* **DATA FOR PROCESSING**:
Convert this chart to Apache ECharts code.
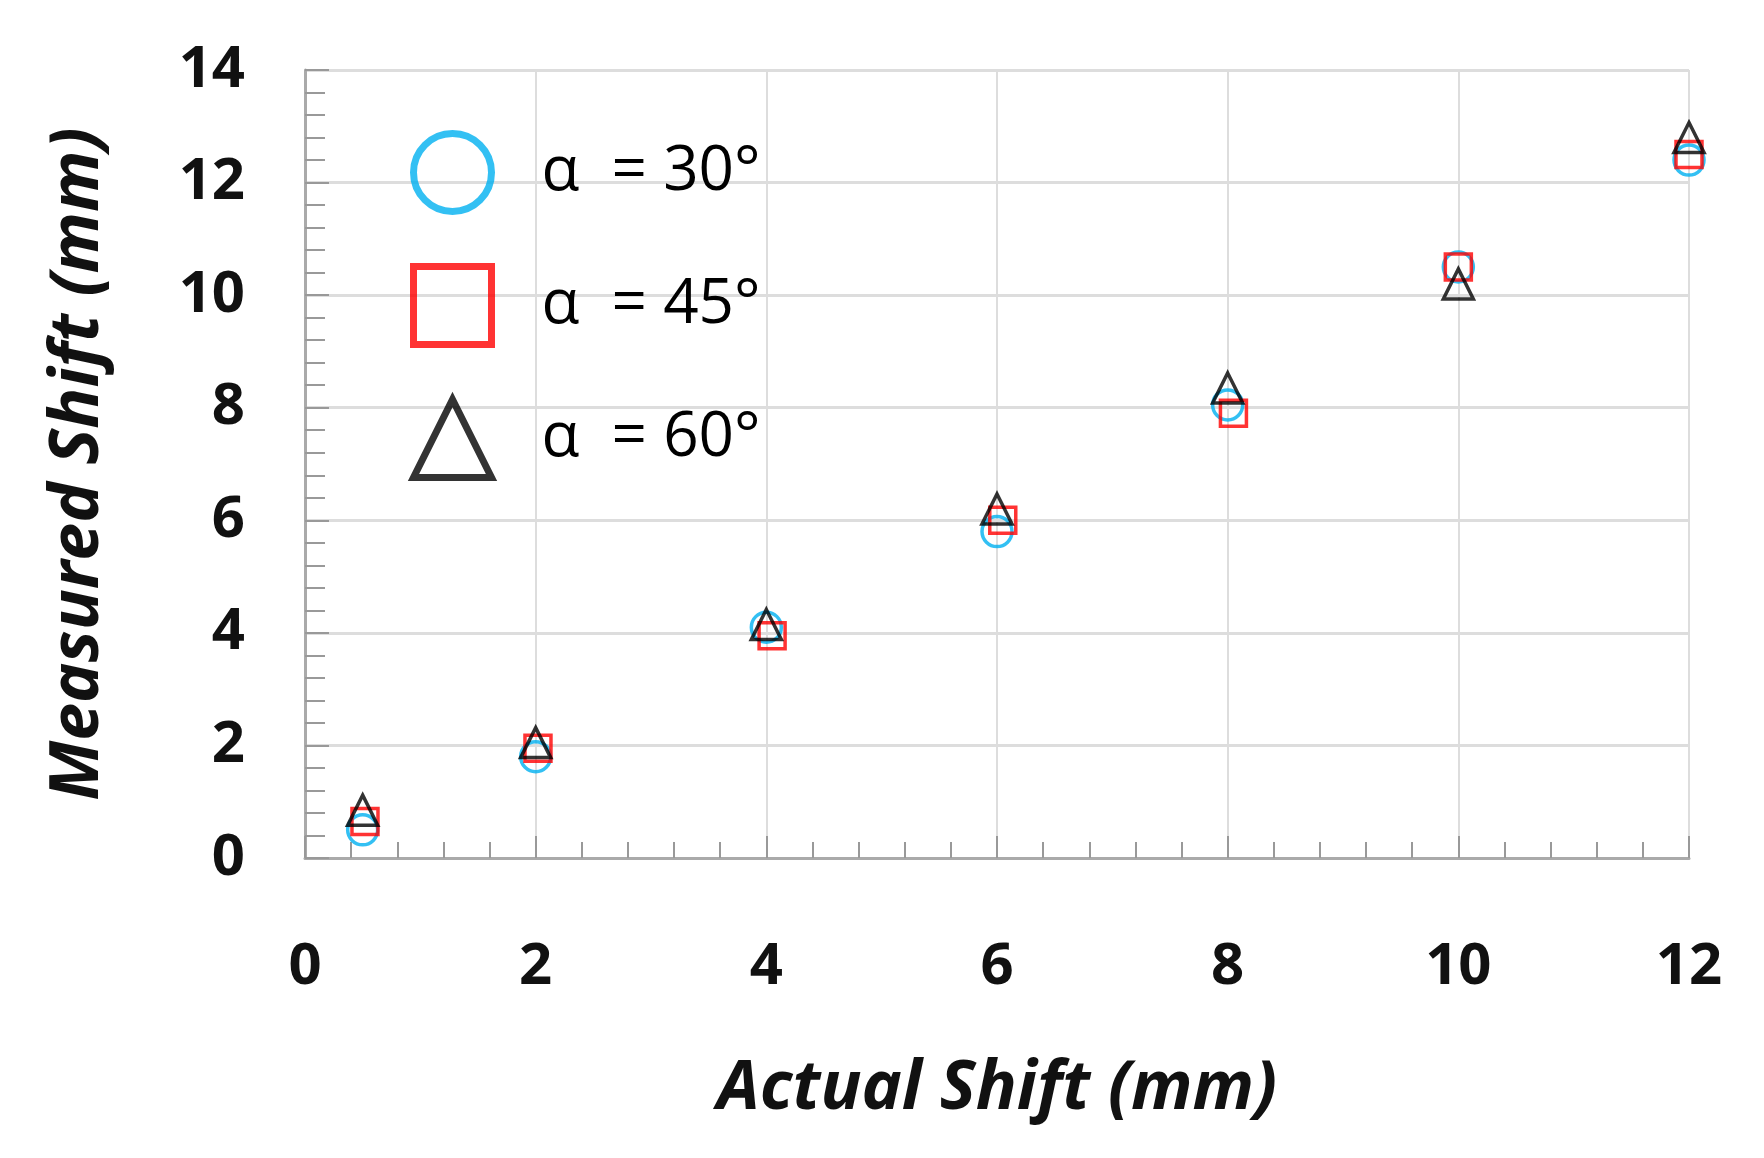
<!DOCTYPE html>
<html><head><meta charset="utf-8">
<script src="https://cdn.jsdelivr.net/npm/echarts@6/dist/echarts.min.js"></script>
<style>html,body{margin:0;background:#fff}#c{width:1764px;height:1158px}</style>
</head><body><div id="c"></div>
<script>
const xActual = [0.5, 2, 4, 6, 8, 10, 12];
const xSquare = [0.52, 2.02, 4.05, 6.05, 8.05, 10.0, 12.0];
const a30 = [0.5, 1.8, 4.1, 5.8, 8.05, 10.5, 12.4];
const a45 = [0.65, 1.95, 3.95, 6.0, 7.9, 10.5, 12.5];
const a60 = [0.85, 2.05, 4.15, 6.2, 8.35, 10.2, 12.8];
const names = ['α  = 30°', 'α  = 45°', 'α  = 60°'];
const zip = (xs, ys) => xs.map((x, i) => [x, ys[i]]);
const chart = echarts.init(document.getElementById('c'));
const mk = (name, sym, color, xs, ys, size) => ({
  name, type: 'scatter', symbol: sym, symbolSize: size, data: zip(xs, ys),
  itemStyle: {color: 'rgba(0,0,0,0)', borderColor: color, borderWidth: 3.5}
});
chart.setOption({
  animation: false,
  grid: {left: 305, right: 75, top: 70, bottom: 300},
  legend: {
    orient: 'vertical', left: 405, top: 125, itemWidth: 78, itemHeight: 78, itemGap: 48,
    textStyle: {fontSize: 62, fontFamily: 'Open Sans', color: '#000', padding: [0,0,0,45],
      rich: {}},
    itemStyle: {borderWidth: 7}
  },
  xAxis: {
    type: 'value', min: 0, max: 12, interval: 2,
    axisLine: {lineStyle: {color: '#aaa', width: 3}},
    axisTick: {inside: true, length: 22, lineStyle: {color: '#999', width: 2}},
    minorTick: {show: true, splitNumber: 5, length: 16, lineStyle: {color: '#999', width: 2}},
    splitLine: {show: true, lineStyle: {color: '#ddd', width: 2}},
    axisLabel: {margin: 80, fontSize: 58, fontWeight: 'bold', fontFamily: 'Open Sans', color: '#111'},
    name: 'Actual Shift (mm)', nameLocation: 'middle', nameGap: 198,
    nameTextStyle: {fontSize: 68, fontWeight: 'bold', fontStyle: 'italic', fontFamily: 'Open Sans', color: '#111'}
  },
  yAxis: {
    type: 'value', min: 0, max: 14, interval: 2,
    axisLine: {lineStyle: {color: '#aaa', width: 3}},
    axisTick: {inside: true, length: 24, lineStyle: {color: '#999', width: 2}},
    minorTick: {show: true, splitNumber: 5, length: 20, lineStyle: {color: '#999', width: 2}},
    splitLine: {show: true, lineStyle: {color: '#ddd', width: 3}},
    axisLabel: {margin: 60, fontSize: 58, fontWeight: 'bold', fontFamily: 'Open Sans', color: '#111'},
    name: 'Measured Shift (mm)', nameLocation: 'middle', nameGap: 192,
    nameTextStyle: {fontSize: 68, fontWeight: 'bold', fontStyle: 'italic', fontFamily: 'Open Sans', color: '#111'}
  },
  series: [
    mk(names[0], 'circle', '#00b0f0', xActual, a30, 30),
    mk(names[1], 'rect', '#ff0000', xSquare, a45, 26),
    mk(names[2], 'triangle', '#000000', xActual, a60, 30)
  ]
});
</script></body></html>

* * *

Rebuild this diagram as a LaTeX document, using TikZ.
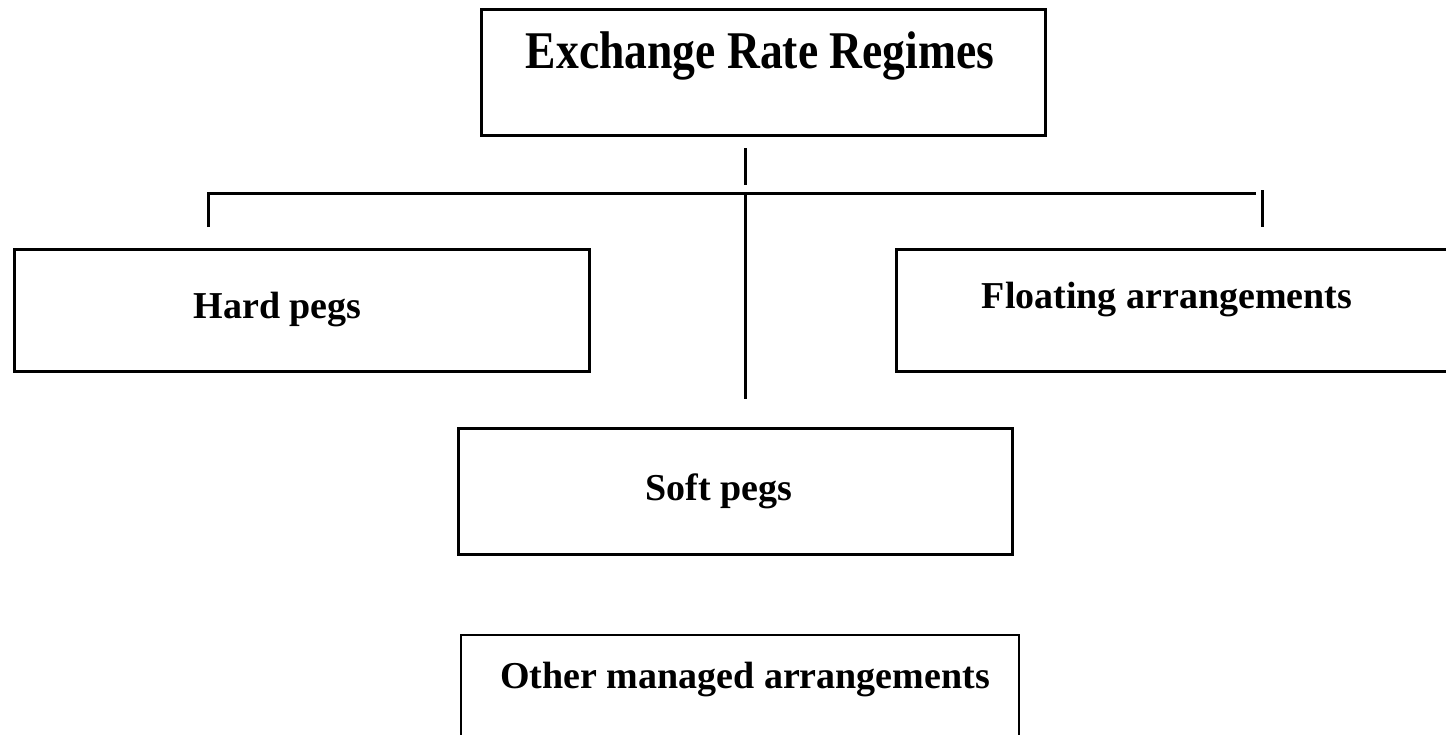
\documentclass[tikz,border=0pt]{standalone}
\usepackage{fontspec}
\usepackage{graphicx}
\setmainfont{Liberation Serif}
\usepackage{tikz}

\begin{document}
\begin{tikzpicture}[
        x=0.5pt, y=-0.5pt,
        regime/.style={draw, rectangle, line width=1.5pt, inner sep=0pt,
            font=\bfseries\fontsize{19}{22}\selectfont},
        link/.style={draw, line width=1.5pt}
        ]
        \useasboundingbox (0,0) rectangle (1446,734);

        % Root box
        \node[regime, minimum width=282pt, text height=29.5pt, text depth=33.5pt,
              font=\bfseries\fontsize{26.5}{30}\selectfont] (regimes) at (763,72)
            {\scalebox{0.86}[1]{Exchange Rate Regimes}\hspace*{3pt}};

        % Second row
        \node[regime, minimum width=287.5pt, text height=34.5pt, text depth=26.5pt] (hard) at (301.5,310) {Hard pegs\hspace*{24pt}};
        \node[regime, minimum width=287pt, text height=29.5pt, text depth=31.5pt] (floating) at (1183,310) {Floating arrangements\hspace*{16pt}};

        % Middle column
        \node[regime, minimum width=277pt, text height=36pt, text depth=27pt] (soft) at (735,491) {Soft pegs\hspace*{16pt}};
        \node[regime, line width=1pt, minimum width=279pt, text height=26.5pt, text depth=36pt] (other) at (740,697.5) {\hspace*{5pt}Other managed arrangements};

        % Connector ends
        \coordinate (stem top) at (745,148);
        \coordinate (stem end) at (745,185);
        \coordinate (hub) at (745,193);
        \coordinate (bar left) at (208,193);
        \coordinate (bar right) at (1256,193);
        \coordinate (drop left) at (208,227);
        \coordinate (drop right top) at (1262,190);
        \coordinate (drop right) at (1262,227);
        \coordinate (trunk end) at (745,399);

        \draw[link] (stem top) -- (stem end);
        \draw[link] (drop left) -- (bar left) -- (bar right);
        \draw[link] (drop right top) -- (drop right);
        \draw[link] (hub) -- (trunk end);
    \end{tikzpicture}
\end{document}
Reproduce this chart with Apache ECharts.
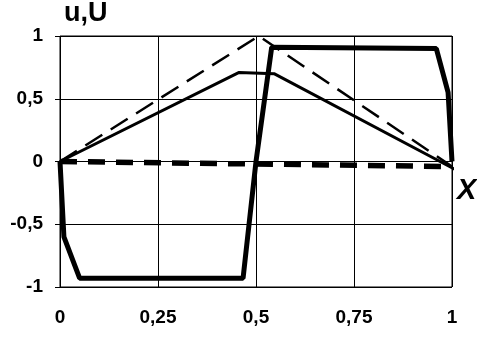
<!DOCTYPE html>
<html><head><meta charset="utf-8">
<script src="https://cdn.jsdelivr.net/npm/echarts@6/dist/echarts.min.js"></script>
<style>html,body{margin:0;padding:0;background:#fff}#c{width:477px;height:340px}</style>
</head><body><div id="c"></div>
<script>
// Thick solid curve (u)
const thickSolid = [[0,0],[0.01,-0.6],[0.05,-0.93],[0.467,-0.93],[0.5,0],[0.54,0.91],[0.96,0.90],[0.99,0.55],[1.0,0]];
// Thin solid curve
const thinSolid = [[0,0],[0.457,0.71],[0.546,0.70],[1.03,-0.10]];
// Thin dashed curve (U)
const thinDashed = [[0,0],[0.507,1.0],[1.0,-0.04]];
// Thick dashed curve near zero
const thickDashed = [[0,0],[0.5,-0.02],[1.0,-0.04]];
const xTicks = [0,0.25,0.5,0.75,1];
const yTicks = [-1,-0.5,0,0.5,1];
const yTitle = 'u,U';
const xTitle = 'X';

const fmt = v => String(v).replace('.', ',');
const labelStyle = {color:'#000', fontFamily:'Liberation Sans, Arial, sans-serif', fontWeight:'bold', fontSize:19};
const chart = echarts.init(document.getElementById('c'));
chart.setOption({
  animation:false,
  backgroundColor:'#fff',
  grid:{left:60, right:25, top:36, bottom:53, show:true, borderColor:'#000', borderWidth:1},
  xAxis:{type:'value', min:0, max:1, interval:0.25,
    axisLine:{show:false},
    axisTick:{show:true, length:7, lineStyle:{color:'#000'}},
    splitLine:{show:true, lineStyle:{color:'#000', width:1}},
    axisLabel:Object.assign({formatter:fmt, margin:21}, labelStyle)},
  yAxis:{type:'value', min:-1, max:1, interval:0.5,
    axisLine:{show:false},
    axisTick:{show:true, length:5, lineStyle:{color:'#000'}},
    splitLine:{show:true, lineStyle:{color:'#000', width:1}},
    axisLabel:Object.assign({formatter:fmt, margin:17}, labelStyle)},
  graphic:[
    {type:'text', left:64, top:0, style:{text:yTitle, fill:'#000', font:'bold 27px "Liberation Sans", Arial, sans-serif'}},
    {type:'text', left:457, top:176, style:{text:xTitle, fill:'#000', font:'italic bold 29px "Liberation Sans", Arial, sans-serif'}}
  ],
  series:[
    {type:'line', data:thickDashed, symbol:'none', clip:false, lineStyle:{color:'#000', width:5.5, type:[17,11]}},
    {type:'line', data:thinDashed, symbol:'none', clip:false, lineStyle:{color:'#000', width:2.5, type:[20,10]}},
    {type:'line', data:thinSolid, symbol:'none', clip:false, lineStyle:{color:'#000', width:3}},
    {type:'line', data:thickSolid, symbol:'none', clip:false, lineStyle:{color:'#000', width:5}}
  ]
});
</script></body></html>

...

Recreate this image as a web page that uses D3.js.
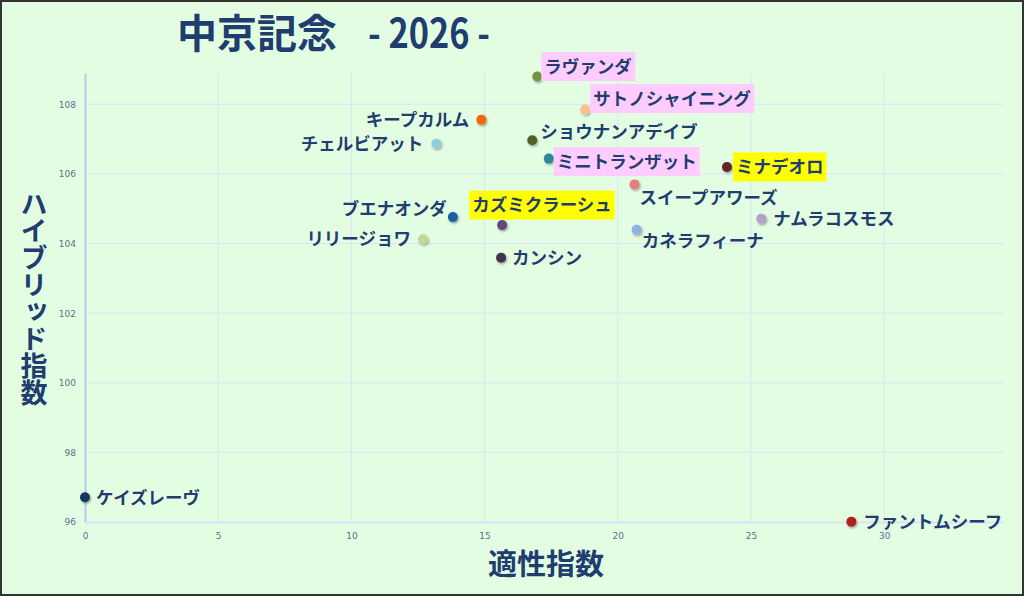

* **STATED TASK**:
In the listing above, find the line with "Rebuild this diagram" and the line with "minimum width=287pt, text". Copy exactly those lines and all between them, minus the images.

* **COMPLETE OUTPUT**:
Rebuild this diagram as a LaTeX document, using TikZ.
\documentclass[tikz,border=0pt]{standalone}
\usepackage{fontspec}
\usepackage{graphicx}
\setmainfont{Liberation Serif}
\usepackage{tikz}

\begin{document}
\begin{tikzpicture}[
        x=0.5pt, y=-0.5pt,
        regime/.style={draw, rectangle, line width=1.5pt, inner sep=0pt,
            font=\bfseries\fontsize{19}{22}\selectfont},
        link/.style={draw, line width=1.5pt}
        ]
        \useasboundingbox (0,0) rectangle (1446,734);

        % Root box
        \node[regime, minimum width=282pt, text height=29.5pt, text depth=33.5pt,
              font=\bfseries\fontsize{26.5}{30}\selectfont] (regimes) at (763,72)
            {\scalebox{0.86}[1]{Exchange Rate Regimes}\hspace*{3pt}};

        % Second row
        \node[regime, minimum width=287.5pt, text height=34.5pt, text depth=26.5pt] (hard) at (301.5,310) {Hard pegs\hspace*{24pt}};
        \node[regime, minimum width=287pt, text height=29.5pt, text depth=31.5pt] (floating) at (1183,310) {Floating arrangements\hspace*{16pt}};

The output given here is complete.